Snowball or Avalanche: Decide
When my wife and I first started out, we were juggling two car payments, student loans, and a mortgage—thankfully, no credit card debt. It felt like most of what we earned went straight to payments. Then we came across the debt snowball method in Dave Ramsey’s book The Total Money Makeover. The debt snowball is all about paying off the smallest debts first to build motivation with quick wins, while the debt avalanche targets the highest-interest debts first to save more money over time. Deciding which method works best really comes down to what drives you—momentum (snowball) or saving on interest (avalanche). Neither one is wrong; just pick a path and keep moving toward financial freedom.
Cut Costs Crush Debt
We had to make some tough choices as a family to free up money for debt repayment.
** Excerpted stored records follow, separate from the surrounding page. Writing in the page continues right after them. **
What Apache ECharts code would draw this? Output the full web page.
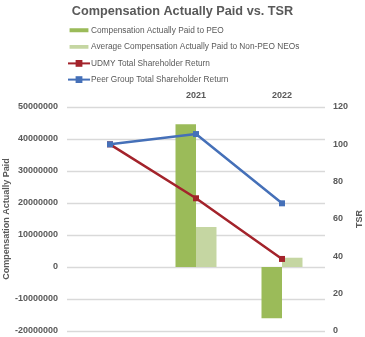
<!DOCTYPE html>
<html><head><meta charset="utf-8">
<script src="https://cdn.jsdelivr.net/npm/echarts@6/dist/echarts.min.js"></script>
<style>html,body{margin:0;padding:0;background:#fff}#c{width:365px;height:337px}</style>
</head><body><div id="c"></div>
<script>
const categories = ['', '2021', '2022'];
const peoCAP = [null, 44600000, -16000000];
const nonPeoCAP = [null, 12500000, 2900000];
const udmyTSR = [100, 71.1, 38.6];
const peerTSR = [100, 105.5, 68.4];
const leftTicks = {min: -20000000, max: 50000000, interval: 10000000};
const rightTicks = {min: 0, max: 120, interval: 20};

const gray = '#595959';
const font = 'Liberation Sans, Arial, sans-serif';
const barIcon = 'path://M0,2.5H20V6.5H0Z M0,0h0.01v0.01H0Z M0,9h0.01v0.01H0Z';
const chart = echarts.init(document.getElementById('c'), null, {renderer: 'canvas'});
chart.setOption({
  animation: false,
  title: {
    text: 'Compensation Actually Paid vs. TSR', left: 'center', top: 0,
    textStyle: {fontFamily: font, fontSize: 12.7, fontWeight: 'bold', color: gray}
  },
  legend: {
    orient: 'vertical', left: 67, top: 26, padding: 0, itemGap: 8.2, itemWidth: 22, itemHeight: 8.5,
    textStyle: {fontFamily: font, fontSize: 8.3, color: gray, padding: [0,0,0,-4]},
    data: [
      {name: 'Compensation Actually Paid to PEO', icon: barIcon},
      {name: 'Average Compensation Actually Paid to Non-PEO NEOs', icon: barIcon},
      {name: 'UDMY Total Shareholder Return'},
      {name: 'Peer Group Total Shareholder Return'}
    ]
  },
  grid: {left: 67, right: 40, top: 107, bottom: 6, containLabel: false, outerBoundsMode: 'none'},
  xAxis: {
    type: 'category', data: categories, position: 'top',
    axisLine: {show: false}, axisTick: {show: false},
    axisLabel: {fontFamily: font, fontSize: 9, fontWeight: 'bold', color: gray, margin: 7}
  },
  yAxis: [
    {
      type: 'value', min: leftTicks.min, max: leftTicks.max, interval: leftTicks.interval,
      name: 'Compensation Actually Paid', nameLocation: 'middle', nameRotate: 90, nameGap: 56,
      nameMoveOverlap: false,
      nameTextStyle: {fontFamily: font, fontSize: 9, fontWeight: 'bold', color: gray},
      axisLine: {show: false}, axisTick: {show: false},
      axisLabel: {fontFamily: font, fontSize: 9, fontWeight: 'bold', color: gray, margin: 9,
                  formatter: v => String(v)},
      splitLine: {lineStyle: {color: '#d9d9d9', width: 1.3}}
    },
    {
      type: 'value', min: rightTicks.min, max: rightTicks.max, interval: rightTicks.interval,
      name: 'TSR', nameLocation: 'middle', nameRotate: 90, nameGap: 30,
      nameMoveOverlap: false,
      nameTextStyle: {fontFamily: font, fontSize: 9, fontWeight: 'bold', color: gray},
      axisLine: {show: false}, axisTick: {show: false},
      axisLabel: {fontFamily: font, fontSize: 9, fontWeight: 'bold', color: gray, margin: 8},
      splitLine: {show: false}
    }
  ],
  series: [
    {name: 'Compensation Actually Paid to PEO', type: 'bar', yAxisIndex: 0, data: peoCAP,
     barWidth: 20.5, barGap: '0%', itemStyle: {color: '#9bbb59'}},
    {name: 'Average Compensation Actually Paid to Non-PEO NEOs', type: 'bar', yAxisIndex: 0, data: nonPeoCAP,
     barWidth: 20.5, barGap: '0%', itemStyle: {color: '#c5d6a2'}},
    {name: 'UDMY Total Shareholder Return', type: 'line', yAxisIndex: 1, data: udmyTSR,
     symbol: 'rect', symbolSize: 6, lineStyle: {color: '#a3232b', width: 2.5},
     itemStyle: {color: '#a3232b'}, z: 3},
    {name: 'Peer Group Total Shareholder Return', type: 'line', yAxisIndex: 1, data: peerTSR,
     symbol: 'rect', symbolSize: 6, lineStyle: {color: '#4570b8', width: 2.5},
     itemStyle: {color: '#4570b8'}, z: 4}
  ]
});
</script></body></html>
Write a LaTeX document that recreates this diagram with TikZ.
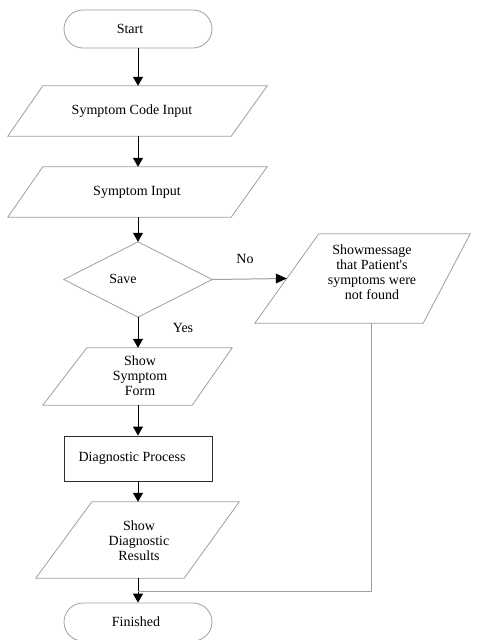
\documentclass[tikz,border=0pt]{standalone}
\usepackage{fontspec}
\setmainfont{Liberation Serif}[Ligatures=TeXOff]
\usetikzlibrary{arrows.meta,calc}
\begin{document}
\begin{tikzpicture}[x=1pt,y=-1pt,
  every node/.style={font=\fontsize{14}{15}\selectfont, inner sep=0pt, align=center},
  frame/.style={draw=gray!75, line width=0.8pt},
  boxfr/.style={draw=gray!35!black, line width=0.9pt},
  holder/.style={rectangle, minimum width=#1},
  flow/.style={draw=black, line width=1pt, -{Triangle[length=9pt,width=10pt]}},
  side/.style={draw=gray!75, line width=1pt},
  txt/.style={}
]
\useasboundingbox[fill=white] (0,0) rectangle (482,640);
\begin{scope}
\clip (0,0) rectangle (482,640);

% Start
\node[frame, rectangle, rounded corners=19pt, minimum width=148pt, minimum height=38pt] (start) at (138,29) {};
\node[txt] (startT) at (130,29) {Start};

% Symptom Code Input
\node[holder=259pt, minimum height=50pt] (sci) at (137.5,111) {};
\draw[frame] ([xshift=35pt]sci.north west) -- (sci.north east) -- ([xshift=-36pt]sci.south east) -- (sci.south west) -- cycle;
\node[txt] (sciT) at (132,111) {Symptom Code Input};

% Symptom Input
\node[holder=259pt, minimum height=50pt] (si) at (137.5,192) {};
\draw[frame] ([xshift=35pt]si.north west) -- (si.north east) -- ([xshift=-36pt]si.south east) -- (si.south west) -- cycle;
\node[txt] (siT) at (137,192) {Symptom Input};

% Save
\node[holder=148pt, minimum height=75pt] (save) at (138,279.5) {};
\draw[frame] (save.north) -- (save.east) -- (save.south) -- (save.west) -- cycle;
\node[txt] (saveT) at (123,279) {Save};

% Message
\node[holder=215pt, minimum height=89pt] (msg) at (362.5,278.5) {};
\draw[frame] ([xshift=64pt]msg.north west) -- (msg.north east) -- ([xshift=-47pt]msg.south east) -- (msg.south west) -- cycle;
\node[txt] (msgT) at (372,272) {Showmessage\\that Patient's\\symptoms were\\not found};
\coordinate (msgL) at ($([xshift=64pt]msg.north west)!0.5!(msg.south west)$);
\coordinate (msgB) at ([xshift=117pt]msg.south west);

% Show Symptom Form
\node[holder=189pt, minimum height=57pt] (ssf) at (137.5,376.5) {};
\draw[frame] ([xshift=44pt]ssf.north west) -- (ssf.north east) -- ([xshift=-40pt]ssf.south east) -- (ssf.south west) -- cycle;
\node[txt] (ssfT) at (140,376) {Show\\Symptom\\Form};

% Diagnostic Process
\node[boxfr, rectangle, minimum width=148pt, minimum height=45pt] (dp) at (138,458.5) {};
\node[txt] (dpT) at (132,458.5) {Diagnostic Process};

% Show Diagnostic Results
\node[holder=203pt, minimum height=76pt] (sdr) at (137.5,540) {};
\draw[frame] ([xshift=56pt]sdr.north west) -- (sdr.north east) -- ([xshift=-55pt]sdr.south east) -- (sdr.south west) -- cycle;
\node[txt] (sdrT) at (139,541) {Show\\Diagnostic\\Results};

% Finished
\node[frame, rectangle, rounded corners=19pt, minimum width=148pt, minimum height=38pt] (fin) at (138,622) {};
\node[txt] (finT) at (136,622) {Finished};

\coordinate (join) at (138,591);

% connectors
\draw[flow] (start.south) -- (start.south |- sci.north);
\draw[flow] (start.south |- sci.south) -- (start.south |- si.north);
\draw[flow] (start.south |- si.south) -- (save.north);
\draw[flow] (save.south) -- (save.south |- ssf.north);
\draw[flow] (save.south |- ssf.south) -- (dp.north);
\draw[flow] (dp.south) -- (dp.south |- sdr.north);
\draw[flow] (dp.south |- sdr.south) -- (fin.north);
\draw[side] (save.east) -- (msgL);
\draw[draw=none, fill=black] (msgL) -- ++(-11,-5) -- ++(0,10) -- cycle;
\draw[side] (msgB) |- (join);

\node (no) at (245,259) {No};
\node (yes) at (183,328) {Yes};
\end{scope}
\end{tikzpicture}
\end{document}
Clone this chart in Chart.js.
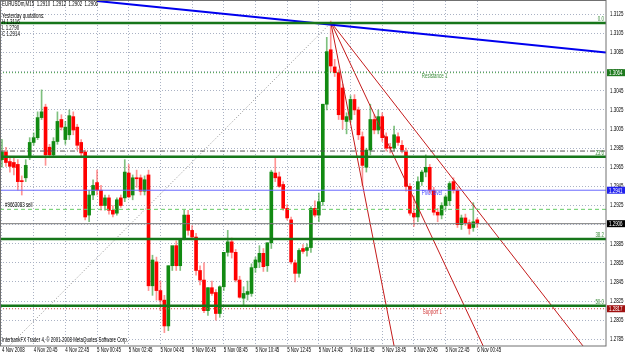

Eating out became a rare treat, and thrift shops were our go-to for clothing. We said “no” to a lot of fun things more often than we’d like. To stay on track, we kept a simple budget in a notebook, writing down every dollar spent. It’s amazing how much you can save when you really pay attention to where your money’s going—like cutting back on dining out, canceling unused subscriptions, or curbing impulse buys. Small changes like meal planning, negotiating bills, and using cash-back apps can make a big difference without feeling like you’re sacrificing your lifestyle.
Small Town Big Hustle
Family-friendly ways to earn extra income
Finding side hustles wasn’t easy for us, especially living in a smaller town. After a lot of trial and error, I eventually picked up a part-time job for a few years, but it wasn’t always enough. We looked for ways to make a little extra without sacrificing too much family time. We explored online opportunities that fit our schedules, like freelance work or basic online surveys. It took some creativity and persistence, but little by little, we found ways to boost our income without disrupting our daily routines.